Tuesday, November 22, 2011

Thanksgiving Birding

Winter-time bird watching expeditions are sometimes not anticipated as a lively activity. The teeming numbers of summer birds has gone. The migrants have pushed on through. The great hawk watch at the Mendota Fire Tower is once again in the history books. We’re lucky in these parts that we have mild weather nearly year around and many good locations for a variety of habitat. From the snowy tops of Holston and Roan Mountains to South Holston and Douglas lakes we have plenty of places to choose from and usually good luck.

During the week we’d experienced a “duck fall out” of which I’d never heard. Apparently, when the cold front came through it collided with several migrations of ducks. In this collision, the ducks are forced to land (or, to water, to be more specific.) The result was a congregation in places one or two thousand ducks of the same species. We’re lucky to get a single species count into the two hundreds. I’m thinking of Buffleheads on Wilbur Lake and that’s very unusual. By the weekend, these ducks had pushed on. Jean and Brookie Potter counted a raft of ducks of over one thousand.

Despite the cold morning this day became warm and clear and we shed coats just after lunch.

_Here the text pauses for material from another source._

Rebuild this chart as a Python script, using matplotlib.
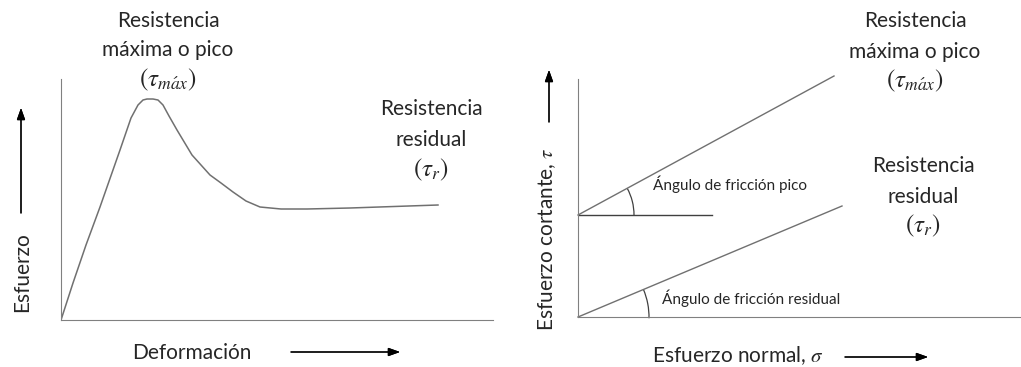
import matplotlib.pyplot as plt
from matplotlib.patches import Arc
import numpy as np

plt.rcParams['font.family'] = ['Lato', 'DejaVu Sans']
plt.rcParams['mathtext.fontset'] = 'stix'

# left panel: stress-strain curve (arbitrary units)
deformacion = [0, 12, 25, 39, 59, 70, 77, 82, 86, 92, 97, 102, 108, 116, 131, 149, 160,
               172, 185, 199, 220, 246, 289, 377]
esfuerzo = [0, 37, 75, 113, 170, 202, 215, 220, 221, 221, 220, 215, 204, 190, 165, 145, 137,
            128, 119, 113, 111, 111, 112, 115]

# right panel: failure envelopes (start, end)
sigma_pico = [0, 256]
tau_pico = [102, 241]
sigma_res = [0, 264]
tau_res = [0, 111]
horiz_len = 134

txt = '#262626'
line_c = '#707070'
axis_c = '#808080'
fs = 15
fm = 18

fig = plt.figure(figsize=(10.21, 3.67), dpi=100)

# ---- left
ax1 = fig.add_axes([61 / 1021, 47 / 367, 432 / 1021, 241 / 367])
ax1.plot(deformacion, esfuerzo, color=line_c, lw=1.1)
ax1.set_xlim(0, 432)
ax1.set_ylim(0, 241)
for s in ['top', 'right']:
    ax1.spines[s].set_visible(False)
for s in ['left', 'bottom']:
    ax1.spines[s].set_color(axis_c)
ax1.set_xticks([])
ax1.set_yticks([])

# ---- right
ax2 = fig.add_axes([578 / 1021, 50 / 367, 443 / 1021, 238 / 367])
ax2.plot(sigma_pico, tau_pico, color=line_c, lw=1.0, clip_on=False)
ax2.plot(sigma_res, tau_res, color=line_c, lw=1.0, clip_on=False)
ax2.plot([0, horiz_len], [tau_pico[0], tau_pico[0]], color='#404040', lw=1.0)
ang_p = np.degrees(np.arctan2(tau_pico[1] - tau_pico[0], sigma_pico[1]))
ang_r = np.degrees(np.arctan2(tau_res[1] - tau_res[0], sigma_res[1]))
ax2.add_patch(Arc((0, tau_pico[0]), 112, 112, theta1=0, theta2=ang_p, color='#404040', lw=0.9))
ax2.add_patch(Arc((0, 0), 142, 142, theta1=-1, theta2=ang_r, color='#404040', lw=0.9, clip_on=False))
ax2.set_xlim(0, 443)
ax2.set_ylim(0, 238)
for s in ['top', 'right']:
    ax2.spines[s].set_visible(False)
for s in ['left', 'bottom']:
    ax2.spines[s].set_color(axis_c)
ax2.set_xticks([])
ax2.set_yticks([])
ax2.text(75, 133, 'Ángulo de fricción pico', fontsize=11, color=txt, va='center')
ax2.text(84, 19, 'Ángulo de fricción residual', fontsize=11, color=txt, va='center')


def px(x, y):
    return x / 1021, 1 - y / 367


def ftext(x, y, s, size=fs, **kw):
    fig.text(*px(x, y), s, ha='center', va='center', color=txt, fontsize=size, **kw)


# left labels
ftext(168, 21, 'Resistencia')
ftext(168, 50, 'máxima o pico')
ftext(168, 80, r'$(\tau_{m\acute{a}x})$', size=fm)
ftext(431, 109, 'Resistencia')
ftext(431, 140, 'residual')
ftext(431, 170, r'$(\tau_r)$', size=fm)
ftext(22, 272, 'Esfuerzo', rotation=90)
ftext(192, 353, 'Deformación')

# right labels
ftext(915, 21, 'Resistencia')
ftext(915, 52, 'máxima o pico')
ftext(915, 81, r'$(\tau_{m\acute{a}x})$', size=fm)
ftext(923, 166, 'Resistencia')
ftext(923, 197, 'residual')
ftext(923, 226, r'$(\tau_r)$', size=fm)
ftext(547, 239, 'Esfuerzo cortante, $\\tau$', rotation=90)
ftext(738, 356, 'Esfuerzo normal, $\\sigma$')

# arrows
arr = dict(arrowstyle='-|>,head_length=0.7,head_width=0.25', color='black', lw=0.9,
           shrinkA=0, shrinkB=0)
fig.add_artist(plt.annotate('', xy=px(21, 108), xytext=px(21, 213),
                            xycoords='figure fraction', arrowprops=arr))
fig.add_artist(plt.annotate('', xy=px(400, 352), xytext=px(291, 352),
                            xycoords='figure fraction', arrowprops=arr))
fig.add_artist(plt.annotate('', xy=px(549, 70), xytext=px(549, 122),
                            xycoords='figure fraction', arrowprops=arr))
fig.add_artist(plt.annotate('', xy=px(928, 357), xytext=px(845, 357),
                            xycoords='figure fraction', arrowprops=arr))

fig.savefig('out.png', dpi=100)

But our outing was still very productive and even exciting. We started at the Weir Dam and Osceola Island, downstream from the South Holston Dam on a chilly, sunny, and beautiful morning. (Top picture.) Osceola Island has been a long-time favorite birding area. It is also a great picnic grounds featuring good walking paths and good fishing for trout. Perhaps the best finds were a beaver carcass, American widgeon, coots, all the woodpeckers, and black duck. Up on the dam we got even luckier with two Bald eagles and loon. (To find Osceola Island go east from Bristol, Tenn./Va., on U.S. 421 and after the turn off to BMS keep an eye out for the sign to the dam, maybe three or four miles up the road on 421. If you cross the lake you went too far.)

Our second spot was Middlebrook Lake which I can’t even begin to describe how to find. It was one of these housing development impoundments where you would expect to find lots of Mallard and Canada Geese but also Hooded merganser and loons.
Our last stop was Musick’s Campground on the shores of South Holston Lake but north from the 421 Bridge. Amazingly, you are still in Tennessee by about one quarter of a mile. (Second picture.) With the lakes down, shore line is more accessible than during the full pool. But winter water fowl are around although here you need a spotting scope. We found all three grebe (eared, pied-bill, horned), Bonaparte gull, surf scoter, and few more loons. These are not uncommon in northeast Tennessee but you have to be willing to work for ‘em. Without a ‘scope a person would be hard pressed to see well enough at these distances. They’re shy and the lake is still a good distance across.

I only noted 30 species. The official count came to 47 species.